OROVILLE -- Some evacuees from the Camp Fire are getting some of their basic needs met in the outer parking lot of the Oroville Walmart.
Brenda and Buzz Clark drove through the fire Thursday morning, barely escaping as their Edgewood Lane neighborhood burned, leaving them homeless for the time being.
"I don't know how any of us got out of there," Buzz Clark said. "It was two lanes going out. There was cars on both sides of us burning, exploding."
They've been sleeping in their car in the Walmart parking lot, feeling safe under the security cameras.
There they turned their attention to the needs of others. They bought $350 worth of groceries and set them out on the pavement for anybody who needs them.
"And then it just snowballed," Buzz Clark said. "You see people just all of the sudden showing up, bringing food.
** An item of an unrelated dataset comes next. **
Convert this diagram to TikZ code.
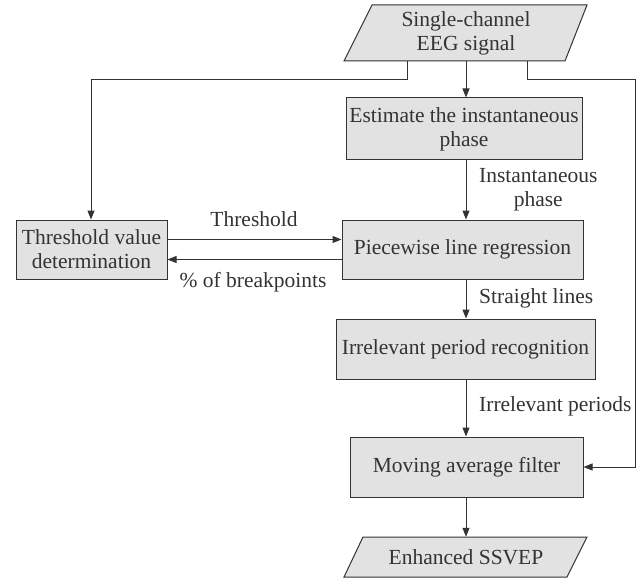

These people over here are cooking."
The pile of goods has continued to grow.
"Everybody's coming to help each other right now. Everybody's doing what they got to do," Routh told FOX40.
While FOX40 was speaking with Routh, Kristin Crostley joined the conversation.
"All of our paychecks, all of our jobs, everything just gone," Crostley said.
Crostley fled to Calaveras County after the fire with her son, daughter and two grandchildren. But they decided to come right back to Butte County where there was more help available.
They found many items they needed in the donation pile outside the Oroville Walmart.
"Because there's more help and everybody has such a normal life everywhere else but here," Crostley said. "Everyone's just going to work and the sun is shining, and our life and our world is not. But God knows all about it."
In the growing pile of donations, the fire victims found hope. It says a lot about the community.
"It says they're pretty damn good," Crostley said. "It says that there's humanity still left in the world because we thought it was gone but it's obviously not."
"This right here really woke me up. Makes me see a whole new world out here," Routh said.
As of Monday evening, the items needed most in the collection pile were toiletries, towels, blankets and breathing masks. You can drop items off in the parking lot.